RELATED: Interview: Viggo Mortensen talks “Captain Fantastic” and how acting keeps him youthful

This mixed bag of a protagonist is given what sounds like a wacky road trip plot. When we catch up with Ben and company, the matriarch, who suffered from depression, has taken her life. Ben is not welcome at her suburban funeral, as her wealthy father (Frank Langella at his most ghoulish) blames him for brainwashing his daughter. Ben piles the kids into their tour bus (named “Steve”!) anyway, intending to disrupt the stuffy proceedings and honor his late wife’s wish of being cremated, scolding the bereaved while dressed in a get-up that’s like “Sgt. Pepper” only louder.
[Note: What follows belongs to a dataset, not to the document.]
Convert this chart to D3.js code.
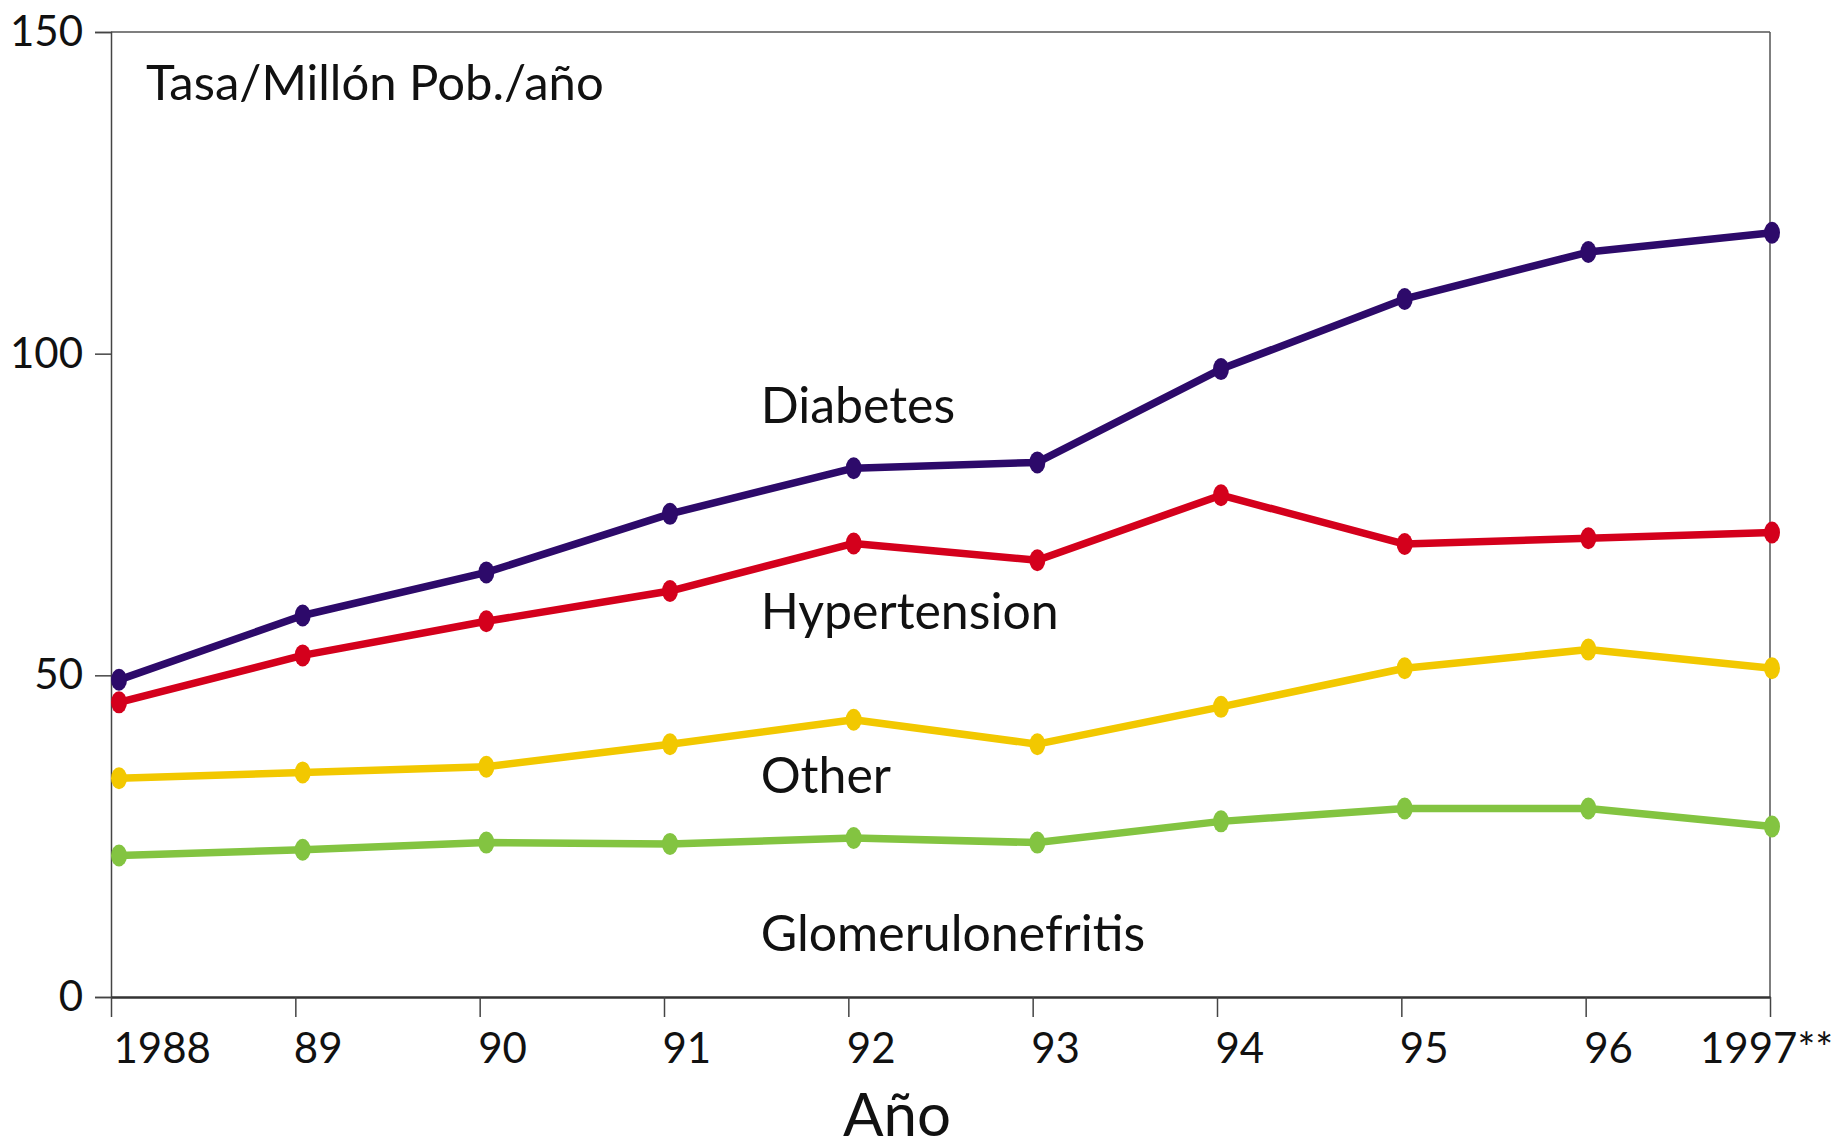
<!DOCTYPE html>
<html>
<head>
<meta charset="utf-8">
<script src="https://cdn.jsdelivr.net/npm/d3@7"></script>
<style>
  html, body { margin: 0; padding: 0; background: #fff; }
  svg { display: block; }
  text { font-family: Lato, "Open Sans", sans-serif; fill: #111; }
</style>
</head>
<body>
<script>
const years = ["1988", "89", "90", "91", "92", "93", "94", "95", "96", "1997**"];
const yTicks = [0, 50, 100, 150];
const diabetes = [49.3, 59.3, 66.0, 75.1, 82.2, 83.1, 97.6, 108.5, 115.8, 118.8];
const hypertension = [45.8, 53.1, 58.4, 63.1, 70.5, 67.9, 78.0, 70.4, 71.3, 72.2];
const other = [34.0, 34.9, 35.8, 39.3, 43.1, 39.3, 45.1, 51.1, 54.0, 51.1];
const glomerulo = [22.0, 22.9, 24.0, 23.8, 24.7, 24.0, 27.3, 29.3, 29.3, 26.5];
const seriesNames = ["Diabetes", "Hypertension", "Other", "Glomerulonefritis"];
const seriesColors = ["#2d0a6a", "#d4001c", "#f2c800", "#83c441"];
const seriesValues = [diabetes, hypertension, other, glomerulo];
const labelValues = [89.2, 57.2, 31.7, 7.2];

const W = 1834, H = 1148;
const xL = 111, xR = 1770, yT = 32, yB = 997;

const svg = d3.select("body").append("svg").attr("width", W).attr("height", H);

const y = d3.scaleLinear().domain([0, 150]).range([yB, yT]);
const xAxisScale = d3.scalePoint().domain(years).range([xL, xR]);
const x = d3.scalePoint().domain(years).range([xL + 8, xR + 2]);

// frame top & right
svg.append("line").attr("x1", xL).attr("x2", xR).attr("y1", yT).attr("y2", yT)
  .attr("stroke", "#555").attr("stroke-width", 1.5);
svg.append("line").attr("x1", xR).attr("x2", xR).attr("y1", yT).attr("y2", yB)
  .attr("stroke", "#555").attr("stroke-width", 1.5);

// y axis
const gy = svg.append("g").attr("transform", `translate(${xL},0)`)
  .call(d3.axisLeft(y).tickValues(yTicks).tickSize(16).tickPadding(12));
gy.select(".domain").attr("stroke", "#444").attr("stroke-width", 1.5);
gy.selectAll(".tick line").attr("stroke", "#444").attr("stroke-width", 1.5);
gy.selectAll(".tick text").style("font-size", "42px").attr("fill", "#111")
  .style("font-family", "Lato, sans-serif");

// x axis
const gx = svg.append("g").attr("transform", `translate(0,${yB})`)
  .call(d3.axisBottom(xAxisScale).tickSize(20).tickPadding(16).tickSizeOuter(0));
gx.select(".domain").attr("stroke", "#333").attr("stroke-width", 2.5);
gx.selectAll(".tick line").attr("stroke", "#444").attr("stroke-width", 1.5);
gx.selectAll(".tick text").style("font-size", "42px").attr("fill", "#111")
  .style("font-family", "Lato, sans-serif")
  .attr("text-anchor", (d, i) => i === years.length - 1 ? "middle" : "start")
  .attr("dx", (d, i) => i === 0 ? 2 : (i === years.length - 1 ? -4 : -2));

// lines
const line = d3.line().x((d, i) => x(years[i])).y(d => y(d));
seriesValues.forEach((vals, k) => {
  svg.append("path").datum(vals).attr("d", line)
    .attr("fill", "none").attr("stroke", seriesColors[k]).attr("stroke-width", 7.5)
    .attr("stroke-linejoin", "round");
  svg.append("g").selectAll("ellipse").data(vals).join("ellipse")
    .attr("cx", (d, i) => x(years[i])).attr("cy", d => y(d))
    .attr("rx", 8).attr("ry", 11).attr("fill", seriesColors[k]);
});

// series labels
svg.append("g").selectAll("text").data(seriesNames).join("text")
  .attr("x", x("92") - 93)
  .attr("y", (d, i) => y(labelValues[i]))
  .style("font-size", "50px")
  .text(d => d);

// title inside plot
svg.append("text").attr("x", 146).attr("y", 100).style("font-size", "49px")
  .text("Tasa/Millón Pob./año");

// x axis title
svg.append("text").attr("x", 897).attr("y", 1136).attr("text-anchor", "middle")
  .style("font-size", "60px").text("Año");
</script>
</body>
</html>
This could go two ways: either extreme liberal views will be flattered or stern conservative ones reinforced. But writer-director (and sometime “Silicon Valley” actor) Matt Ross seeks a third way, all while ping-ponging between the two. Sometimes he goes a bit too far idolizing Ben’s little world, with dreamy shots of nature romping caked in Sigur Ros or at least Sigur Ros-knockoffs. But he’s always slipping in doubt, pointing out the many cracks in Ben’s logic and ethics.

Mortensen is able to convey all Ben’s pros and cons (and more besides — we didn’t mention he swapped out Christmas for “Noam Chomsky Day”) without breaking a bead of sweat. He’s of a constitution that can be gentle and admirable then slip into sinister and hissable then back again, just by being there in front of a camera. This could have been a movie the usual people love and the usual people hate. Instead it asks everyone to look at everything that happens with great and exacting skepticism.